Cortázar ha legado, tal vez sin pretenderlo, no solo los grandes libros que a pesar de los años no consiguen siquiera un tufillo de clásico, sino una forma de comprender el mundo más allá de lo que podemos ver a diario. La posibilidad de que nuestra realidad, esa gran costumbre que parece llevarnos del cuello por una vida que apenas nos llena, se cargue de experiencias que antes parecían imposibles. La experiencia de Rayuela, Bestiario, Octaedro o Las Armas secretas nos hace estar atentos a esos pequeños y mágicos detalles de la vida que, tras cada lectura, empiezan a notarse con mayor claridad. La obra de Julio se mantiene vigente y rejuvenece más con el paso de los años.

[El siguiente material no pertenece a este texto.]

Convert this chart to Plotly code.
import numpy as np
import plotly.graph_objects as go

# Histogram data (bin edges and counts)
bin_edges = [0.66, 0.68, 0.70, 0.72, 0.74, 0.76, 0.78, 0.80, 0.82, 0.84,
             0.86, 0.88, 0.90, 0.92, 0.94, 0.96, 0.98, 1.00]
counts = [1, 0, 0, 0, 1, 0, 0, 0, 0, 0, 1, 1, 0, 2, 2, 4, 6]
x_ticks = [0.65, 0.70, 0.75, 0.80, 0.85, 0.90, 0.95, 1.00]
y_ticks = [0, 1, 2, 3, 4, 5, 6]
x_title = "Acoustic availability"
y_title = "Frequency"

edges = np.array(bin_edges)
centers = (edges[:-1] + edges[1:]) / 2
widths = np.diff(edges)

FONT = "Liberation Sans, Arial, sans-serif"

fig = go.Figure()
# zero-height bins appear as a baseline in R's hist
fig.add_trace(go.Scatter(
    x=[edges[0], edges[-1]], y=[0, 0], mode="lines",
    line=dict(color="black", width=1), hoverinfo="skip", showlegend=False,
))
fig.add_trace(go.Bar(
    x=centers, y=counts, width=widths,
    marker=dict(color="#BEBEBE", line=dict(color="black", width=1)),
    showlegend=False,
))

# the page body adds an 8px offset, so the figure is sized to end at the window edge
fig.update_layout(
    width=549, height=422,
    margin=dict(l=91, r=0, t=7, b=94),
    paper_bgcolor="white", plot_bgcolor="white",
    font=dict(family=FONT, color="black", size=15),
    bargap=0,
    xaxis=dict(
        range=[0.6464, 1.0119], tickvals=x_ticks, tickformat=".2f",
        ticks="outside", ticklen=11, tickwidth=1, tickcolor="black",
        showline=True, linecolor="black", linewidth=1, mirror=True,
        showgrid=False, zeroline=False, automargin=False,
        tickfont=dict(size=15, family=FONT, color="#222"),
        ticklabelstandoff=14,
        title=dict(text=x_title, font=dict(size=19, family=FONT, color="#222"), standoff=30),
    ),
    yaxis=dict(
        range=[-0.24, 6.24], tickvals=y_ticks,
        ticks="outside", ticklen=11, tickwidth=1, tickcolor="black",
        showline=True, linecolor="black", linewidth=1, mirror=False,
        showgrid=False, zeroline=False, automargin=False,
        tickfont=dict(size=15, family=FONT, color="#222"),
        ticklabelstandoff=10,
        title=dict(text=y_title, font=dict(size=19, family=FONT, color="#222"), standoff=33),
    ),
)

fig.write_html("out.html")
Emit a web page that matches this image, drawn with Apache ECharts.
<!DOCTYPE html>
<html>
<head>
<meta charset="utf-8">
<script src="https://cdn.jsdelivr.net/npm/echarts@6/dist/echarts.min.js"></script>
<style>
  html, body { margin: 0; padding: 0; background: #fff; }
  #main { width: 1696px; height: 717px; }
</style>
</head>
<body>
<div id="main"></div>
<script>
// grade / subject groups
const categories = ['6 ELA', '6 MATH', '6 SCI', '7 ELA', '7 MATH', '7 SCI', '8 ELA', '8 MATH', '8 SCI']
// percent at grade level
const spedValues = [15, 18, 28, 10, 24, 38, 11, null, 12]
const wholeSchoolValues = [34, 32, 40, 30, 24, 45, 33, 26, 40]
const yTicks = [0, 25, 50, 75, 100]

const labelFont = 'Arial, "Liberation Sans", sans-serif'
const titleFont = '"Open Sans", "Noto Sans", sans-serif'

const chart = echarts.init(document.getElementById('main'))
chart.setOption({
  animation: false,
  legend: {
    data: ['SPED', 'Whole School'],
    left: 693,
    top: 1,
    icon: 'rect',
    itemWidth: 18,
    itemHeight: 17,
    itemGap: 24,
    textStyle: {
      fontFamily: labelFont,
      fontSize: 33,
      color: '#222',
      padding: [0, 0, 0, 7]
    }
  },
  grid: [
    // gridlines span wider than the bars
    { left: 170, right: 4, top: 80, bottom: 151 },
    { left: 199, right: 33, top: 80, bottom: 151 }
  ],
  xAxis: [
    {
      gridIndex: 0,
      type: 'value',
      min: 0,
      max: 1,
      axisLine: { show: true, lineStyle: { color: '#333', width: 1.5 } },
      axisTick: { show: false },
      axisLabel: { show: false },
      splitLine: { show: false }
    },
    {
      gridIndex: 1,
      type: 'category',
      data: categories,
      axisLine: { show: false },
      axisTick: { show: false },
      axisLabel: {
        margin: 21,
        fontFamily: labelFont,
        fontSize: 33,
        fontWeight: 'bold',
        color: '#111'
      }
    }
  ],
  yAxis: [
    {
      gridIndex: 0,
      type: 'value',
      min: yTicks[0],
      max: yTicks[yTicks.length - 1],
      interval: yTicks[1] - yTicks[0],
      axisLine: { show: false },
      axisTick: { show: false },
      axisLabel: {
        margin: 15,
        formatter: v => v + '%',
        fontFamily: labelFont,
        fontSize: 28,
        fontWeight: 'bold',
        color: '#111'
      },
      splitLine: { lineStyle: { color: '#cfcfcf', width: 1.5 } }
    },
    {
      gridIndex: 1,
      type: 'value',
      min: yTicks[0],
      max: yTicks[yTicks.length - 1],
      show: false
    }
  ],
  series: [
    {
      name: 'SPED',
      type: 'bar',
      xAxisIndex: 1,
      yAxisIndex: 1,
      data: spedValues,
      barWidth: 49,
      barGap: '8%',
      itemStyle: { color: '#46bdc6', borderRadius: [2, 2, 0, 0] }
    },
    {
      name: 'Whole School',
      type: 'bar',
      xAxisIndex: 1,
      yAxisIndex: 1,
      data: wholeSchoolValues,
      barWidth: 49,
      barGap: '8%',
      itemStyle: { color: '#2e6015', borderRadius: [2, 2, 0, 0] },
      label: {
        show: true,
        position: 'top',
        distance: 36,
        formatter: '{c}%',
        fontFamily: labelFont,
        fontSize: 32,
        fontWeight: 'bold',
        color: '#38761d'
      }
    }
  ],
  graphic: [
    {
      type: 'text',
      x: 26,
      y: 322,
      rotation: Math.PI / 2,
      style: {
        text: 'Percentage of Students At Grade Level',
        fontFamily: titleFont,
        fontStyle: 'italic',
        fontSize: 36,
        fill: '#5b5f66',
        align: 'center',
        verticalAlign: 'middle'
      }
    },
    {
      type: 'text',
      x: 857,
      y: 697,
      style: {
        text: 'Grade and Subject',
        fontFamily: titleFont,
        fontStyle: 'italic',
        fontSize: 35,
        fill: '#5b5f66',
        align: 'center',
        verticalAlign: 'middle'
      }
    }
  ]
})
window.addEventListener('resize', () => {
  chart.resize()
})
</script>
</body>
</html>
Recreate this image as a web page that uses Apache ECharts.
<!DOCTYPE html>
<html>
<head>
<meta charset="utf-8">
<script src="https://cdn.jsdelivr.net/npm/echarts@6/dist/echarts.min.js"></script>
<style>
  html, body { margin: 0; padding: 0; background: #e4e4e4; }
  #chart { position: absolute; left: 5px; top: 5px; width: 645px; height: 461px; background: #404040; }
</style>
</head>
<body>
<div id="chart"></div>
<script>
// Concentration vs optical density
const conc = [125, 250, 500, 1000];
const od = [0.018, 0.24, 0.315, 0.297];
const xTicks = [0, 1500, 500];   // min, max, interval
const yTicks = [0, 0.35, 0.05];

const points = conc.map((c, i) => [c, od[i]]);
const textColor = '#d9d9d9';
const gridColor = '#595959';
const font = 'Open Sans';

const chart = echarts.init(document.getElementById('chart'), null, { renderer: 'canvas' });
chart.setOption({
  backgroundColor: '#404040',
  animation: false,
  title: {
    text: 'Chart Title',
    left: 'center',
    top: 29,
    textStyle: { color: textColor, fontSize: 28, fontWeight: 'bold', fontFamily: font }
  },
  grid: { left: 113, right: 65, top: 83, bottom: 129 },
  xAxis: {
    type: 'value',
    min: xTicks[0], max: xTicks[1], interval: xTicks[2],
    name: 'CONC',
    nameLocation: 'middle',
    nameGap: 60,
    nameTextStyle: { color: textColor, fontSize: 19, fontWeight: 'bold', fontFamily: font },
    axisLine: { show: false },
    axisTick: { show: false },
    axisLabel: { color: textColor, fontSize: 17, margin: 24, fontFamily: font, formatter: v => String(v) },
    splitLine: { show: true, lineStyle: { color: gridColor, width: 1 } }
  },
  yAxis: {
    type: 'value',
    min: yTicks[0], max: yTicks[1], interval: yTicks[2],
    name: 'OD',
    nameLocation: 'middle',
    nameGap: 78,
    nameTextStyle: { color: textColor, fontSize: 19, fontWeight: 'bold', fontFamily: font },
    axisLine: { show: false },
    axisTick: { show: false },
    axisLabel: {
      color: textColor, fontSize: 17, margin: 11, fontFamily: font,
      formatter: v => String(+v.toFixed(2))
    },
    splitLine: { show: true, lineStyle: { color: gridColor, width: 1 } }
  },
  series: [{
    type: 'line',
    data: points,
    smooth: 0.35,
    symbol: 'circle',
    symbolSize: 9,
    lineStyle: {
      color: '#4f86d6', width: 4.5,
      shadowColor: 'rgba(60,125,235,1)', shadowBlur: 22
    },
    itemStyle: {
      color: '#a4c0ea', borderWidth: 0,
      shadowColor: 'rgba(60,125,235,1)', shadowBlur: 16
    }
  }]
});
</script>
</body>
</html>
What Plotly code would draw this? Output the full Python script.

Quizá él haya partido, pero de alguna manera su deseo de mantenerse joven se ha cumplido en nosotros, y se renueva día a día cuando un nuevo lector se sumerge en esas esferas perfectas que son sus relatos; esferas que como planetas giran en torno nuestro, como parte de ese universo fantástico en el que todos somos una y mil experiencias, experiencias que pueden llegar a nosotros, al final de cualquier día cotidiano, como le llegó alguna vez a Cortázar, una noche boca arriba.